§ **What to produce**
Copy out exactly the lines from the start of the data to the line containing "(ef2) at (718,271.5)". Include both.

§ **Data excerpt**

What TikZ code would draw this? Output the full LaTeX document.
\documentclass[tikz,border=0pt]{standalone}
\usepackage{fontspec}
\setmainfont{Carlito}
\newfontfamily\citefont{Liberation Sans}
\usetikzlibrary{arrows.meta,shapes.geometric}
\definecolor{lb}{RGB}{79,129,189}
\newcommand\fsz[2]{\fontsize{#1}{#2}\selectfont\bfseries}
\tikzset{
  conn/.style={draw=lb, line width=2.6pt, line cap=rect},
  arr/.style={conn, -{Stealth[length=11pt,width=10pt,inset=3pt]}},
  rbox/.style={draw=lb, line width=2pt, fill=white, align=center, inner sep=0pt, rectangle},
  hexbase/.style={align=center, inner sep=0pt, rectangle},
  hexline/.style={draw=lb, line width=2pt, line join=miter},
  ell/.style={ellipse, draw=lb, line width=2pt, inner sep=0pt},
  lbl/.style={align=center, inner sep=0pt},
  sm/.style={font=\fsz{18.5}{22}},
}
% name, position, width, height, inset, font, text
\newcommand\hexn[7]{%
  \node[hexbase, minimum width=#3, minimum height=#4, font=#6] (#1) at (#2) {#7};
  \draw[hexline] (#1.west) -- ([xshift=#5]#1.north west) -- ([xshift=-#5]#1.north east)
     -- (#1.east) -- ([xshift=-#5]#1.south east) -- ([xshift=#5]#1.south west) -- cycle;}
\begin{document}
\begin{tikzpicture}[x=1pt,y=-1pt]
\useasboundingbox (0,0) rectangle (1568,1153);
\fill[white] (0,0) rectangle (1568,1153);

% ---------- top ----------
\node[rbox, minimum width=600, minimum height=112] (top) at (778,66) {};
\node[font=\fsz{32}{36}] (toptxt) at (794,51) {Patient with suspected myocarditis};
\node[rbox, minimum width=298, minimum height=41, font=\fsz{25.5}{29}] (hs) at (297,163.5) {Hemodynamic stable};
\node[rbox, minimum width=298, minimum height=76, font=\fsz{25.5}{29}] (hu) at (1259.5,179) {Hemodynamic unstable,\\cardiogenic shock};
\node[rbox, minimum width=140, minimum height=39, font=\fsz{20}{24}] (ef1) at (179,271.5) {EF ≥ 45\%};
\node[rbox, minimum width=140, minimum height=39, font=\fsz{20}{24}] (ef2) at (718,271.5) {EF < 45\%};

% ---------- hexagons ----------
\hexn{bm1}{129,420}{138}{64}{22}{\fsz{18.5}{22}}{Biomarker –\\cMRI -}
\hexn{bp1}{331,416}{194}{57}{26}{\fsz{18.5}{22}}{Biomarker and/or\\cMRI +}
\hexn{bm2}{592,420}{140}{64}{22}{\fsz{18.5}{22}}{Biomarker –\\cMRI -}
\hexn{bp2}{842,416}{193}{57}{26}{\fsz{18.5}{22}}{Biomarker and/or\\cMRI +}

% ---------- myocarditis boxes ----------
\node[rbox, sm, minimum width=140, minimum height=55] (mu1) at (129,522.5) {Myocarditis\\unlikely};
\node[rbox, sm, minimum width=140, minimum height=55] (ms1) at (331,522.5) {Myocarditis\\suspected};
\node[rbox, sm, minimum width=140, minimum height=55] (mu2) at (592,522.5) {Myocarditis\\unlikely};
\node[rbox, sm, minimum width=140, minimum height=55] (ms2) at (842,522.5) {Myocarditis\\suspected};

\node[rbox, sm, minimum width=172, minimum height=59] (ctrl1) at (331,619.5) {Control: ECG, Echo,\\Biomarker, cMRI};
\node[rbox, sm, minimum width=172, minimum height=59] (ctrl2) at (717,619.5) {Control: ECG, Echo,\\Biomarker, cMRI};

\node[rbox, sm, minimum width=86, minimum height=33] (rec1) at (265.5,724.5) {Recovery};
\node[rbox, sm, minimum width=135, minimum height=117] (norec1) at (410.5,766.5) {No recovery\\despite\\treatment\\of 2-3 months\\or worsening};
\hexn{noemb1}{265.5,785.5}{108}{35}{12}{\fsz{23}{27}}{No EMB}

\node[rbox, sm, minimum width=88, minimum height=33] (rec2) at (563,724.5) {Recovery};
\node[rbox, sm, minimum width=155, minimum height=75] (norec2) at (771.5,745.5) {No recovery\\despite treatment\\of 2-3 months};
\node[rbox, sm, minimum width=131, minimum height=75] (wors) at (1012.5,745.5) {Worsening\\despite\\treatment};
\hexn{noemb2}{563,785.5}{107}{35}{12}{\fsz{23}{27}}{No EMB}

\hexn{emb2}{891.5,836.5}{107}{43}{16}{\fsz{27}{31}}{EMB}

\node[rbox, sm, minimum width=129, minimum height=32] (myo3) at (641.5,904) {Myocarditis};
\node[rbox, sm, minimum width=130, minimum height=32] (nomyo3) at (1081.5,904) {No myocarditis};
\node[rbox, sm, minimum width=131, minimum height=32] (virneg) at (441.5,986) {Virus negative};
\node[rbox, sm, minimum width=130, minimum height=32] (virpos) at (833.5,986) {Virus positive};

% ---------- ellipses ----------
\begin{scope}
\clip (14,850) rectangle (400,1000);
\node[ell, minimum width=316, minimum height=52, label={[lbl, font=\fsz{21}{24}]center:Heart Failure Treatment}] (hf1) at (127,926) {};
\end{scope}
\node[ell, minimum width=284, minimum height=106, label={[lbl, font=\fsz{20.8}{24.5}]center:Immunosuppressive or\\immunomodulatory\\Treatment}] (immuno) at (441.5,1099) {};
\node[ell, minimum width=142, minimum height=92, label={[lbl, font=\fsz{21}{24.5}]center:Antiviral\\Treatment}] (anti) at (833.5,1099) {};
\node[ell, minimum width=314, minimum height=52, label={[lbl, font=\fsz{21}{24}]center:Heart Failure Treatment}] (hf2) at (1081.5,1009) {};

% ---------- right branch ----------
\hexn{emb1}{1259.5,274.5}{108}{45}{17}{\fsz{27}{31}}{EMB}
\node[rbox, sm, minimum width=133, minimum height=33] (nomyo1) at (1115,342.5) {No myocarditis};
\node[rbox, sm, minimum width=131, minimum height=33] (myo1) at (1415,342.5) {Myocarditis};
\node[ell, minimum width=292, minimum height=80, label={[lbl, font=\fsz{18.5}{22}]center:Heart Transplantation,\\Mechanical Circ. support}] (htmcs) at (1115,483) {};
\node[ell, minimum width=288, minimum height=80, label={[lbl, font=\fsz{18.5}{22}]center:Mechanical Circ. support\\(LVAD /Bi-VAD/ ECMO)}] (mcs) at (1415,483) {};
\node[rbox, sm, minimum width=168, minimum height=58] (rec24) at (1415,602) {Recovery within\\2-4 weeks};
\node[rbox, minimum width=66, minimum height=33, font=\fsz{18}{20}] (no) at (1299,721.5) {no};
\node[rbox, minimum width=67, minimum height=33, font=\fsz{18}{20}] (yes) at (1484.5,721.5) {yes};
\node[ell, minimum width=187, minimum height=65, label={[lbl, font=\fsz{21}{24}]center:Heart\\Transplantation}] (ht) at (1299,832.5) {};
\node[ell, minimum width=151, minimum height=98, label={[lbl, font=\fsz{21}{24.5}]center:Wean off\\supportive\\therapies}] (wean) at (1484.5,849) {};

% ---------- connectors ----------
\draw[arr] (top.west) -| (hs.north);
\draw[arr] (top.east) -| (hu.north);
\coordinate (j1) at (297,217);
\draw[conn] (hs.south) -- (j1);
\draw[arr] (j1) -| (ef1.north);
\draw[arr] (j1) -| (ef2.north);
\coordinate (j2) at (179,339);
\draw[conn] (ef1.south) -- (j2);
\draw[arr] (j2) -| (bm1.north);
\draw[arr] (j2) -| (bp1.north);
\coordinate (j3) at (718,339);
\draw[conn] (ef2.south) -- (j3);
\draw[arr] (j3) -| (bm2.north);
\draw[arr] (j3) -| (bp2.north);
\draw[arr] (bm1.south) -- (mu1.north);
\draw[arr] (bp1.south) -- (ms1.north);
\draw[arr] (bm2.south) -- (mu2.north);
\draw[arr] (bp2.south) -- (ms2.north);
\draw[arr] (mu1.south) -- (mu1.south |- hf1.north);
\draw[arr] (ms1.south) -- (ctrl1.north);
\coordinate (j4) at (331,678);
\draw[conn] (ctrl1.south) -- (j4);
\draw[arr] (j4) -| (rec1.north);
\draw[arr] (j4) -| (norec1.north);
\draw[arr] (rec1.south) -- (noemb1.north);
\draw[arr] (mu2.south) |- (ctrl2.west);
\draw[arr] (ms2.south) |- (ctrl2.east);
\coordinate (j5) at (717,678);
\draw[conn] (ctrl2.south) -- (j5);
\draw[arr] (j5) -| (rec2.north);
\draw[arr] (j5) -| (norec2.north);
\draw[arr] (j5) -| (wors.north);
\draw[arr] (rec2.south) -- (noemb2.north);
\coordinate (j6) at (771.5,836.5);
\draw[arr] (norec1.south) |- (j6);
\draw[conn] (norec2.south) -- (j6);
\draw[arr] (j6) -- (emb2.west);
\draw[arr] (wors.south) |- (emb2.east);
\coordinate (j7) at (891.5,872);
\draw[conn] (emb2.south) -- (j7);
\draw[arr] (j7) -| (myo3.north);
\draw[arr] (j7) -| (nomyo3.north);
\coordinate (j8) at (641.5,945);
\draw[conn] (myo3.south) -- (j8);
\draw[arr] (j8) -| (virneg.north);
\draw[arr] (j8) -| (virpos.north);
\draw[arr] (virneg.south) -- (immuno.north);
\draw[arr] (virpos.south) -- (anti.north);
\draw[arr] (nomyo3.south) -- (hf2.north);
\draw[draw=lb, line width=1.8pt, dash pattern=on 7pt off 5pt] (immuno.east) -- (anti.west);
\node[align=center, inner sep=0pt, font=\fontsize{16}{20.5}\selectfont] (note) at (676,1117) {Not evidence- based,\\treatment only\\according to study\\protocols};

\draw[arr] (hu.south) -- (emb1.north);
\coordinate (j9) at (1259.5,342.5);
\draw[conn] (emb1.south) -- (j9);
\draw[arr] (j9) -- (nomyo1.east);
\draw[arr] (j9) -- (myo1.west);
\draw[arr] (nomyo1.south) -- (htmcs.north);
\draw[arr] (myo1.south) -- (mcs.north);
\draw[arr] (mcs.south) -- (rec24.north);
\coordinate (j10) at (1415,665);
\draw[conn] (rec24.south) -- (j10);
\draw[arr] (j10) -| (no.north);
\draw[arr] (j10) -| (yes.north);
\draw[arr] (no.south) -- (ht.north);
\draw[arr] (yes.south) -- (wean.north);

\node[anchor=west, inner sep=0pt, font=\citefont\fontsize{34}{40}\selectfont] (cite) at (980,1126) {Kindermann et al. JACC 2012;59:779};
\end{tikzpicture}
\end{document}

§ **Output for this exercise**
What TikZ code would draw this? Output the full LaTeX document.
\documentclass[tikz,border=0pt]{standalone}
\usepackage{fontspec}
\setmainfont{Carlito}
\newfontfamily\citefont{Liberation Sans}
\usetikzlibrary{arrows.meta,shapes.geometric}
\definecolor{lb}{RGB}{79,129,189}
\newcommand\fsz[2]{\fontsize{#1}{#2}\selectfont\bfseries}
\tikzset{
  conn/.style={draw=lb, line width=2.6pt, line cap=rect},
  arr/.style={conn, -{Stealth[length=11pt,width=10pt,inset=3pt]}},
  rbox/.style={draw=lb, line width=2pt, fill=white, align=center, inner sep=0pt, rectangle},
  hexbase/.style={align=center, inner sep=0pt, rectangle},
  hexline/.style={draw=lb, line width=2pt, line join=miter},
  ell/.style={ellipse, draw=lb, line width=2pt, inner sep=0pt},
  lbl/.style={align=center, inner sep=0pt},
  sm/.style={font=\fsz{18.5}{22}},
}
% name, position, width, height, inset, font, text
\newcommand\hexn[7]{%
  \node[hexbase, minimum width=#3, minimum height=#4, font=#6] (#1) at (#2) {#7};
  \draw[hexline] (#1.west) -- ([xshift=#5]#1.north west) -- ([xshift=-#5]#1.north east)
     -- (#1.east) -- ([xshift=-#5]#1.south east) -- ([xshift=#5]#1.south west) -- cycle;}
\begin{document}
\begin{tikzpicture}[x=1pt,y=-1pt]
\useasboundingbox (0,0) rectangle (1568,1153);
\fill[white] (0,0) rectangle (1568,1153);

% ---------- top ----------
\node[rbox, minimum width=600, minimum height=112] (top) at (778,66) {};
\node[font=\fsz{32}{36}] (toptxt) at (794,51) {Patient with suspected myocarditis};
\node[rbox, minimum width=298, minimum height=41, font=\fsz{25.5}{29}] (hs) at (297,163.5) {Hemodynamic stable};
\node[rbox, minimum width=298, minimum height=76, font=\fsz{25.5}{29}] (hu) at (1259.5,179) {Hemodynamic unstable,\\cardiogenic shock};
\node[rbox, minimum width=140, minimum height=39, font=\fsz{20}{24}] (ef1) at (179,271.5) {EF ≥ 45\%};
\node[rbox, minimum width=140, minimum height=39, font=\fsz{20}{24}] (ef2) at (718,271.5) {EF < 45\%};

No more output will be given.